## What you need to do
All lines in the data bearing the string "that" should be identified and copied.

## Working data
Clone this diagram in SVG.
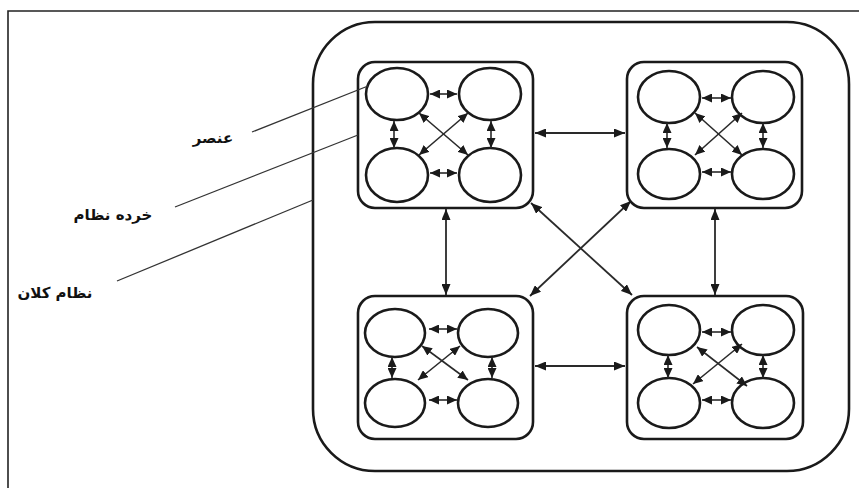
--
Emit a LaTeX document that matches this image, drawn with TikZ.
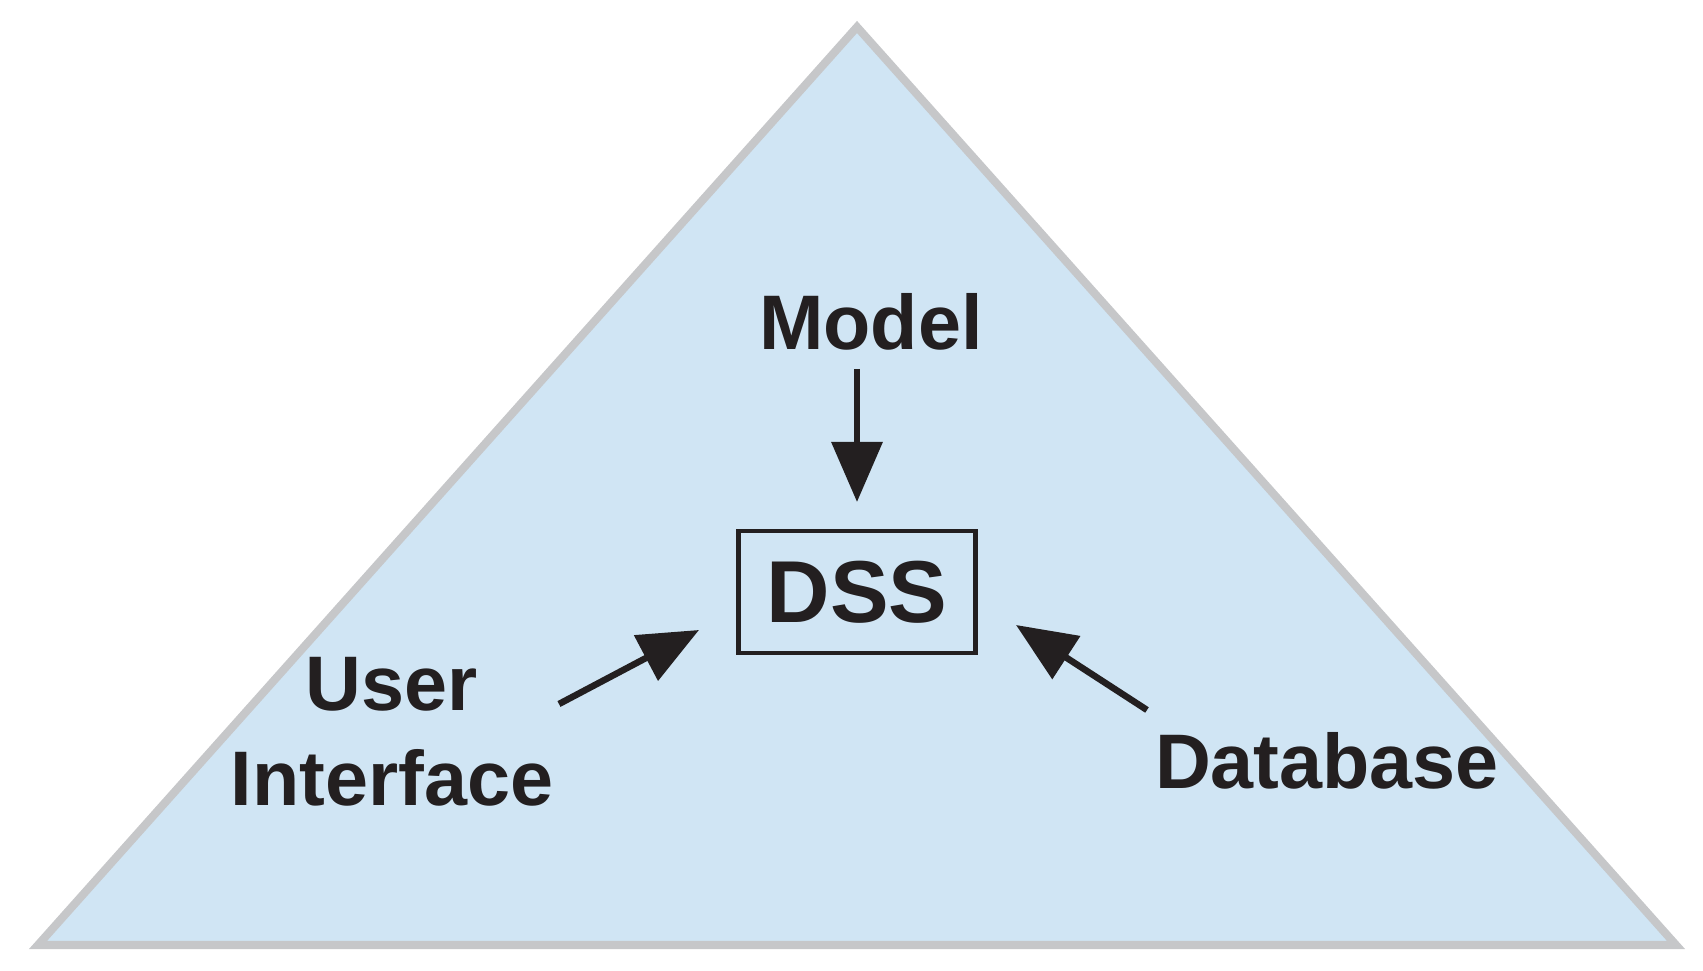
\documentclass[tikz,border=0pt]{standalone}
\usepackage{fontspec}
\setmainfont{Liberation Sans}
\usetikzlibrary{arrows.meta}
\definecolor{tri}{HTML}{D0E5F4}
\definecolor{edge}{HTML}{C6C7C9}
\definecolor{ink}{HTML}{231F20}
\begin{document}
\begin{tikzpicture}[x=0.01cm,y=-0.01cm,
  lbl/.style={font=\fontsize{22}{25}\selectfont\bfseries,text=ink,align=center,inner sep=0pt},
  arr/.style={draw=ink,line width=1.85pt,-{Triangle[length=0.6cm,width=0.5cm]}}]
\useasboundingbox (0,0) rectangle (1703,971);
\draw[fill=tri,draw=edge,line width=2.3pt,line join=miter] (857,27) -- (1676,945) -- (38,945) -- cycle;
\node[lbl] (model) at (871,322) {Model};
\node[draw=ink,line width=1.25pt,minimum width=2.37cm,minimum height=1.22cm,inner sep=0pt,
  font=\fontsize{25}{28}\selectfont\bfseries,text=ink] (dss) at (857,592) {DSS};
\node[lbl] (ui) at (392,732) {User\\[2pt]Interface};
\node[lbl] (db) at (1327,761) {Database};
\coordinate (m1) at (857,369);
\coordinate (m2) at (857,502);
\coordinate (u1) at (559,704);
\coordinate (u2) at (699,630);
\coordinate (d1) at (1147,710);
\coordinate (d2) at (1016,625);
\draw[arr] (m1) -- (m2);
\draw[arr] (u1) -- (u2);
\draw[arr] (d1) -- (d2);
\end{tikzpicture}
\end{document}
---
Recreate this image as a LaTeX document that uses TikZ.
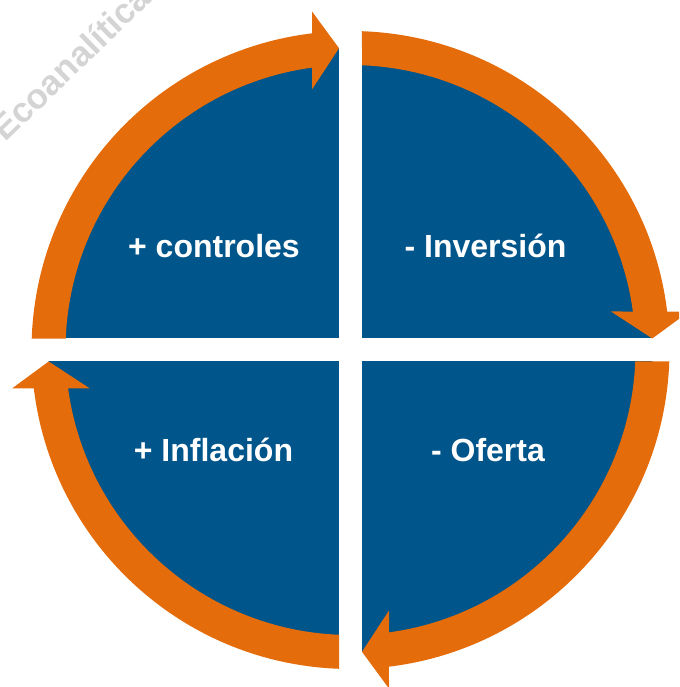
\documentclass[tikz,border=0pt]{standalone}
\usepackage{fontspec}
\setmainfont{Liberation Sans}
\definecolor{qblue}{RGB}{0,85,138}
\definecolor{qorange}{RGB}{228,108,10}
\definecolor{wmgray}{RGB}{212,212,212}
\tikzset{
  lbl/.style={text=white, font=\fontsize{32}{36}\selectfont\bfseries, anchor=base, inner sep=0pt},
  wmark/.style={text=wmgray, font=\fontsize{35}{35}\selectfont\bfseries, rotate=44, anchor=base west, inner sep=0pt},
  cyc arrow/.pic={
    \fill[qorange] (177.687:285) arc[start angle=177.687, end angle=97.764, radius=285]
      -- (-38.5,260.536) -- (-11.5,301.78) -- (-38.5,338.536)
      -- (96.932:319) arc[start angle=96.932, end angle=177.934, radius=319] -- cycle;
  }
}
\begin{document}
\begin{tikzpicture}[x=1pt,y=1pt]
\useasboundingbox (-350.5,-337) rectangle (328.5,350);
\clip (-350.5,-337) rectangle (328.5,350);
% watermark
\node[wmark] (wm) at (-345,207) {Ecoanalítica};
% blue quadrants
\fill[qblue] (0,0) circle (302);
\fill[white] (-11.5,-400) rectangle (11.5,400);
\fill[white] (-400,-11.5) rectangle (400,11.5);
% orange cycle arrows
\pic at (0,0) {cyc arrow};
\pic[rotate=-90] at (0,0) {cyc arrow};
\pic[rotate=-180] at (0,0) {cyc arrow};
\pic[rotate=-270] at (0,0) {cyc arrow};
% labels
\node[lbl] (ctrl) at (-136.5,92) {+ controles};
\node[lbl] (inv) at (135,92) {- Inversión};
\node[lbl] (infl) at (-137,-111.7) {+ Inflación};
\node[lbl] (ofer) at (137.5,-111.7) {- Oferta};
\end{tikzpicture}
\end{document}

## Task result
Emit a LaTeX document that matches this image, drawn with TikZ.
Recreate this image as a LaTeX document that uses TikZ.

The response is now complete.